Engineers from across the light rail sector are joining forces on a project with the potential to save tramway owners and operators hundreds of thousands of pounds in maintenance costs while improving network reliability.
Led by UK Tram, the organisation representing the country’s light rail sector, they’re investigating ways to reduce damage to embedded on-street sections of track, which are more difficult and costly to repair than rails laid on ballast.
Craig O’Brien, Engineering Manager at UK Tram, explained:“Due to portability and the complex shape of the grooved rails used, continuous aluminothermic welding is the preferred method of track joining in street areas.
“However, we’ve seen a disproportionate number of breaks in the joints of these rails than in the flat-bottomed tracks that are laid on ballast.
“This means that repairs need to be carried out much sooner than expected, a process that either requires an extended closure of the route or several nights out of service in order to replace the broken section. Both options can cause disruption and inconvenience for passengers and residents living in close proximity to the network.”
“With an approximate repair cost of around £20,000 per break, this also represents significant additional expense for the operator or owner of the infrastructure.”
Now UK Tram has established a working group that includes engineers from its membership, experts from Network Rail and the leading weld suppliers Pandrol and Thermit.
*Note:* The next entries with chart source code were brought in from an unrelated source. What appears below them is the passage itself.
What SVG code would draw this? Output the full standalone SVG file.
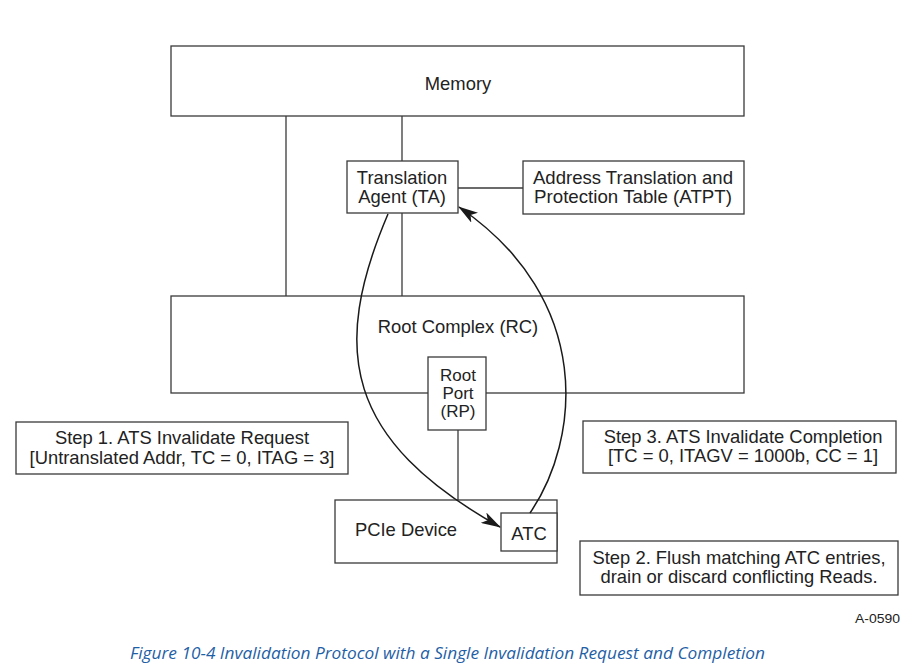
<svg xmlns="http://www.w3.org/2000/svg" width="912" height="667" viewBox="0 0 912 667">
<defs>
<style>
.box{fill:#fff;stroke:#3a3a3a;stroke-width:1.3}
.ln{fill:none;stroke:#3a3a3a;stroke-width:1.3}
.arc{fill:none;stroke:#1a1a1a;stroke-width:1.5}
.t{font-family:"Liberation Sans",Arial,sans-serif;font-size:18.4px;fill:#222;text-anchor:middle}
.rp{font-size:17px}
.cap{font-family:"Open Sans","Noto Sans",sans-serif;font-style:italic;font-size:16px;fill:#1f5fa6}
</style>
<marker id="ah" viewBox="0 0 20 12" refX="19" refY="6" markerWidth="20" markerHeight="12" markerUnits="userSpaceOnUse" orient="auto">
<path d="M0,0 L20,6 L0,12 L5,6 Z" fill="#1a1a1a"/>
</marker>
</defs>
<rect width="912" height="667" fill="#fff"/>
<g id="connectors">
<line class="ln" x1="286" y1="116" x2="286" y2="296"/>
<line class="ln" x1="402" y1="116" x2="402" y2="161"/>
<line class="ln" x1="402" y1="213" x2="402" y2="296"/>
<line class="ln" x1="458" y1="188" x2="523" y2="188"/>
<line class="ln" x1="458" y1="430" x2="458" y2="500"/>
</g>
<g id="memory"><rect class="box" x="171" y="46" width="573" height="70"/><text class="t" x="458" y="90">Memory</text></g>
<g id="rc"><rect class="box" x="171" y="296" width="573" height="97"/><text class="t" x="458" y="333">Root Complex (RC)</text></g>
<g id="ta"><rect class="box" x="347" y="161" width="111" height="52"/><text class="t" x="402" y="184">Translation</text><text class="t" x="402" y="203">Agent (TA)</text></g>
<g id="atpt"><rect class="box" x="523" y="161" width="221" height="53"/><text class="t" x="633" y="184" textLength="200" lengthAdjust="spacingAndGlyphs">Address Translation and</text><text class="t" x="633" y="203" textLength="198" lengthAdjust="spacingAndGlyphs">Protection Table (ATPT)</text></g>
<g id="rp"><rect class="box" x="428" y="357" width="58" height="73"/><text class="t rp" x="458" y="381">Root</text><text class="t rp" x="458" y="399">Port</text><text class="t rp" x="458" y="417">(RP)</text></g>
<g id="pcie"><rect class="box" x="335" y="500" width="222" height="63"/><text class="t" x="406" y="536">PCIe Device</text></g>
<g id="atc"><rect class="box" x="501" y="513" width="56" height="38"/><text class="t" x="529" y="540">ATC</text></g>
<g id="step1"><rect class="box" x="16" y="422" width="332" height="52"/><text class="t" x="182" y="444">Step 1. ATS Invalidate Request</text><text class="t" x="182" y="464">[Untranslated Addr, TC = 0, ITAG = 3]</text></g>
<g id="step3"><rect class="box" x="583" y="421" width="313" height="52"/><text class="t" x="743" y="443">Step 3. ATS Invalidate Completion</text><text class="t" x="743" y="462">[TC = 0, ITAGV = 1000b, CC = 1]</text></g>
<g id="step2"><rect class="box" x="580" y="541" width="318" height="54"/><text class="t" x="739" y="564">Step 2. Flush matching ATC entries,</text><text class="t" x="739" y="583">drain or discard conflicting Reads.</text></g>
<g id="arrows">
<path class="arc" d="M388,214 C330,350 345,440 500,527" marker-end="url(#ah)"/>
<path class="arc" d="M530,513 C580,440 595,300 459,207" marker-end="url(#ah)"/>
</g>
<text x="900" y="623" textLength="45" lengthAdjust="spacingAndGlyphs" style="font-family:'Liberation Sans',Arial,sans-serif;font-size:13px;fill:#222;text-anchor:end">A-0590</text>
<text class="cap" x="130" y="659" textLength="635" lengthAdjust="spacingAndGlyphs">Figure  10-4  Invalidation Protocol with a Single Invalidation Request and Completion</text>
</svg>
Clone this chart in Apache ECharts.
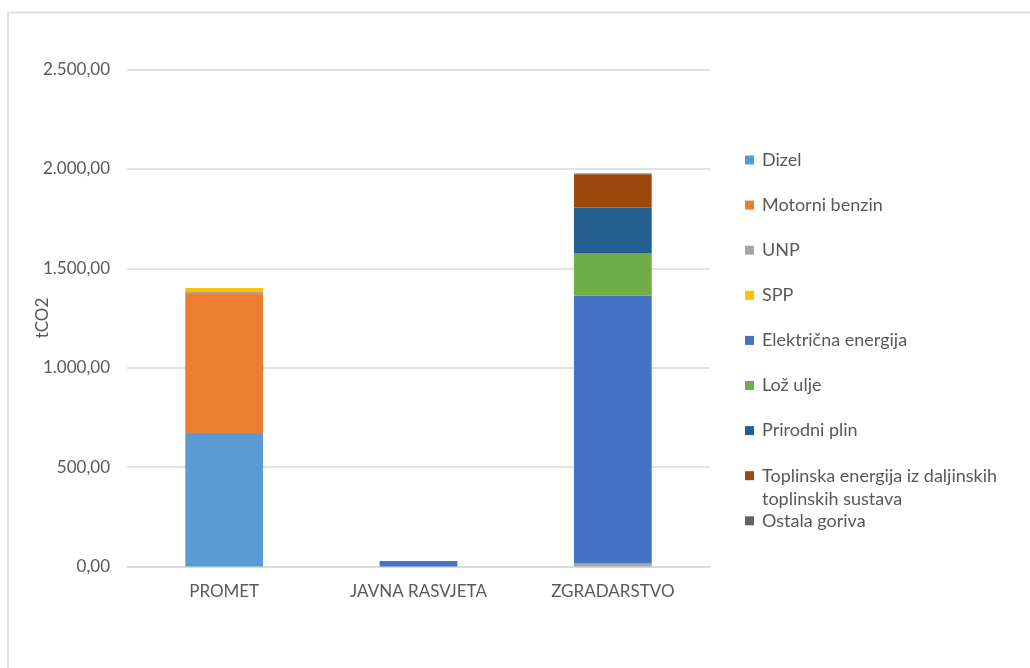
<!DOCTYPE html>
<html>
<head>
<meta charset="utf-8">
<script src="https://cdn.jsdelivr.net/npm/echarts@6/dist/echarts.min.js"></script>
<style>
  html, body { margin: 0; padding: 0; background: #ffffff; }
  #chart { width: 1030px; height: 668px; }
</style>
</head>
<body>
<div id="chart"></div>
<script>
// Emisije CO2 po sektorima (tCO2)
const categories = ['PROMET', 'JAVNA RASVJETA', 'ZGRADARSTVO'];

const dizel          = [672, 0, 0];
const motorniBenzin  = [699, 0, 0];
const unp            = [10, 0, 15];
const spp            = [20, 0, 0];
const elektricna     = [0, 28, 1347];
const lozUlje        = [0, 0, 213];
const prirodniPlin   = [0, 0, 231];
const toplinska      = [0, 0, 167];
const ostalaGoriva   = [0, 0, 4];

const yTicks = [0, 500, 1000, 1500, 2000, 2500];

const seriesDefs = [
  { name: 'Dizel', data: dizel, color: '#5b9bd5' },
  { name: 'Motorni benzin', data: motorniBenzin, color: '#ed7d31' },
  { name: 'UNP', data: unp, color: '#a5a5a5' },
  { name: 'SPP', data: spp, color: '#ffc000' },
  { name: 'Električna energija', data: elektricna, color: '#4472c4' },
  { name: 'Lož ulje', data: lozUlje, color: '#70ad47' },
  { name: 'Prirodni plin', data: prirodniPlin, color: '#255e91' },
  { name: 'Toplinska energija iz daljinskih toplinskih sustava', data: toplinska, color: '#9e480e' },
  { name: 'Ostala goriva', data: ostalaGoriva, color: '#636363' }
];

// Hrvatski format broja: 2.500,00
function hrNumber(v) {
  const parts = v.toFixed(2).split('.');
  parts[0] = parts[0].replace(/\B(?=(\d{3})+(?!\d))/g, '.');
  return parts.join(',');
}

const FONT = 'Lato';
const TXT = '#595959';

const chart = echarts.init(document.getElementById('chart'), null, { renderer: 'canvas' });

chart.setOption({
  animation: false,
  backgroundColor: '#ffffff',
  textStyle: { fontFamily: FONT },
  grid: { left: 127, right: 320, top: 69.5, bottom: 101.5 },
  xAxis: {
    type: 'category',
    data: categories,
    axisLine: { show: true, lineStyle: { color: '#d9d9d9', width: 1.5 } },
    axisTick: { show: false },
    axisLabel: { color: TXT, fontSize: 17, fontFamily: FONT, margin: 17 }
  },
  yAxis: {
    type: 'value',
    min: yTicks[0],
    max: yTicks[yTicks.length - 1],
    interval: 500,
    name: 'tCO2',
    nameLocation: 'middle',
    nameGap: 76,
    nameRotate: 90,
    nameMoveOverlap: false,
    nameTextStyle: { color: TXT, fontSize: 17, fontFamily: FONT },
    axisLine: { show: false },
    axisTick: { show: false },
    splitLine: { lineStyle: { color: '#d9d9d9', width: 1.5 } },
    axisLabel: { color: TXT, fontSize: 17, fontFamily: FONT, margin: 17, formatter: v => hrNumber(v) }
  },
  legend: {
    orient: 'vertical',
    left: 745,
    top: 149,
    padding: 0,
    itemWidth: 9,
    itemHeight: 9,
    itemGap: 23.1,
    icon: 'rect',
    data: seriesDefs.map(s => s.name),
    formatter: name => name.startsWith('Toplinska') ? 'Toplinska energija iz daljinskih' : name,
    textStyle: { color: TXT, fontSize: 18, fontFamily: FONT, lineHeight: 22, padding: [0, 0, 0, 3] }
  },
  graphic: [
    {
      type: 'rect',
      silent: true,
      shape: { x: 8, y: 12.5, width: 1100, height: 700 },
      style: { fill: 'none', stroke: '#d9d9d9', lineWidth: 1.5 }
    },
    {
      type: 'text',
      silent: true,
      left: 762,
      top: 488,
      style: { text: 'toplinskih sustava', fill: TXT, font: '18px ' + FONT, lineHeight: 22 }
    }
  ],
  series: seriesDefs.map(s => ({
    name: s.name,
    type: 'bar',
    stack: 'total',
    barWidth: '40%',
    data: s.data,
    itemStyle: { color: s.color }
  }))
});
</script>
</body>
</html>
Together they are looking at developing clear guidance on managing rail breaks while investigating ways to reduce future damage by exploring improvements in the overall welding process.
“Clearly a lot of work lies ahead as there is currently no workable alternative method of track joining available, but by working together we can mitigate the risk of damage and develop best practice when it comes to repairs and replacement,” Craig said.
“We’re already making significant progress and expect to deliver a guidance document early this year, which will be published through the recently established Light Rail Safety and Standards Board. Meanwhile, our ongoing research into the issue is expected to deliver significant cost savings and less disruption as new solutions emerge.”